The incident reflects the tensions that still remain in the city.

Ukraine's tense Odessa marks two years since clashes killed 48 https://t.co/AoR79fj5tb

— AFP news agency (@AFP) May 2, 2016

On Monday over a thousand gathered to remember the 48 people who died in some of the worst violence that immediately followed the ousting of President Viktor Yanukovich.

“This is a day of sorrow, a day of remembrance for those who died two years ago, killed in a vicious and treacherous way,” said one Odessa resident.

Deadly clashes

The deaths two years ago in Odessa were one of the most controversial chapters of the period that began with the Maidan protests in Kyiv in 2014.

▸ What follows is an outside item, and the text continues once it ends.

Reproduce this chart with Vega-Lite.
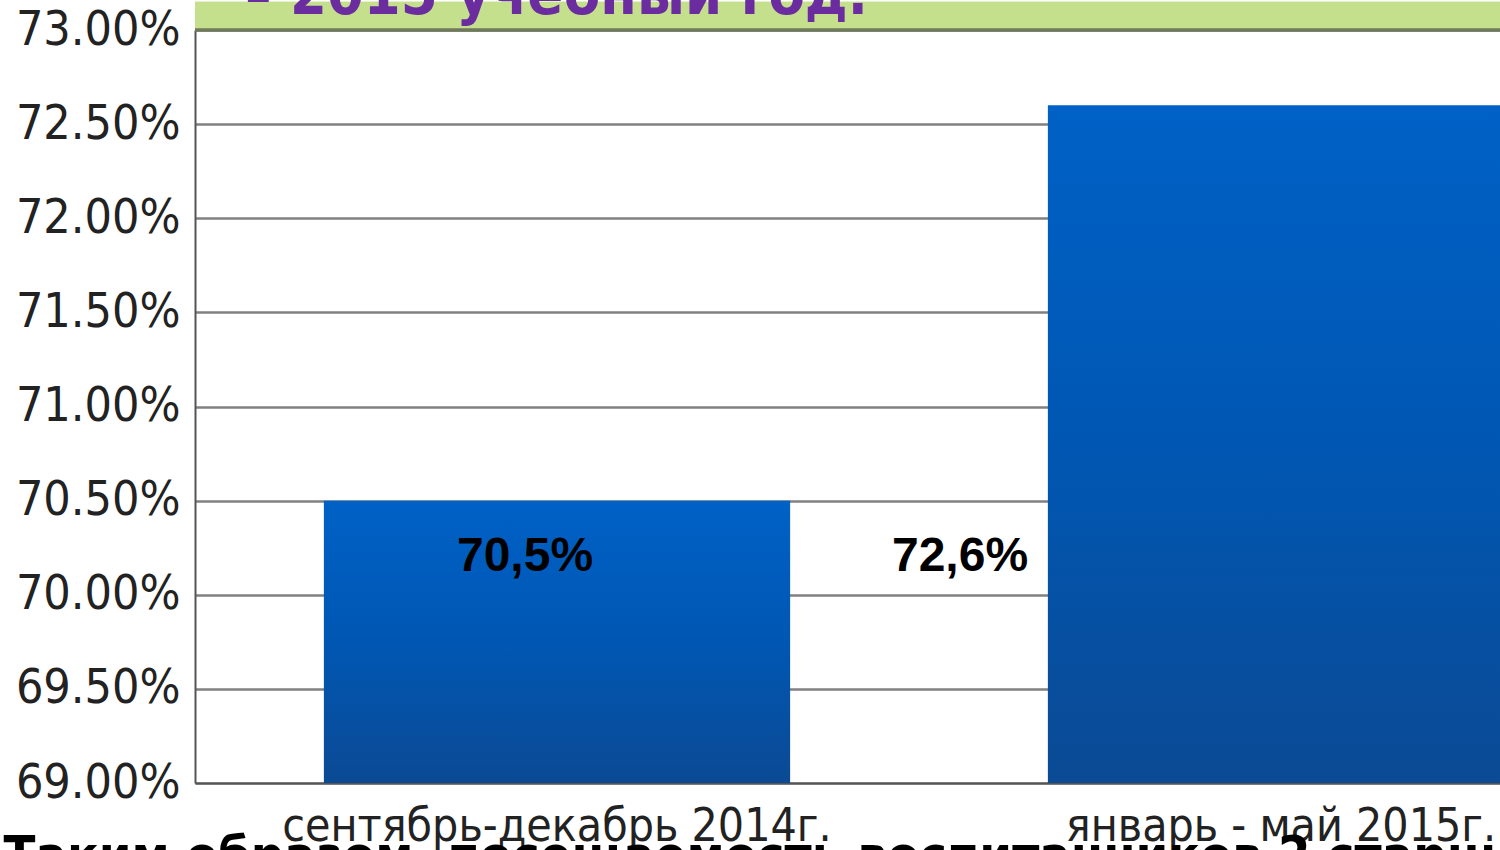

On May 2 as pro-Russian protests were growing in many cities in south and east Ukraine, street clashes between pro-Russians and Ukrainian nationalists ended with the pro-Russians blocked into the five-story Trade Unions building, which was then set on fire. Dozens burned to death inside.

Investigation

An investigation which is going on today was launched to identify the causes of the fire and also to examine police failure to contain the violence earlier in the day. Witnesses claimed the police stood by doing nothing.

The deaths were portrayed as a “fascist massacre” by Russian media, and acted as a recruiting spur for the separatist cause in Ukraine. In Kyiv, Russian media were accused of stirring up and manipulating local discontent, furious at the pro-western movement in the capital.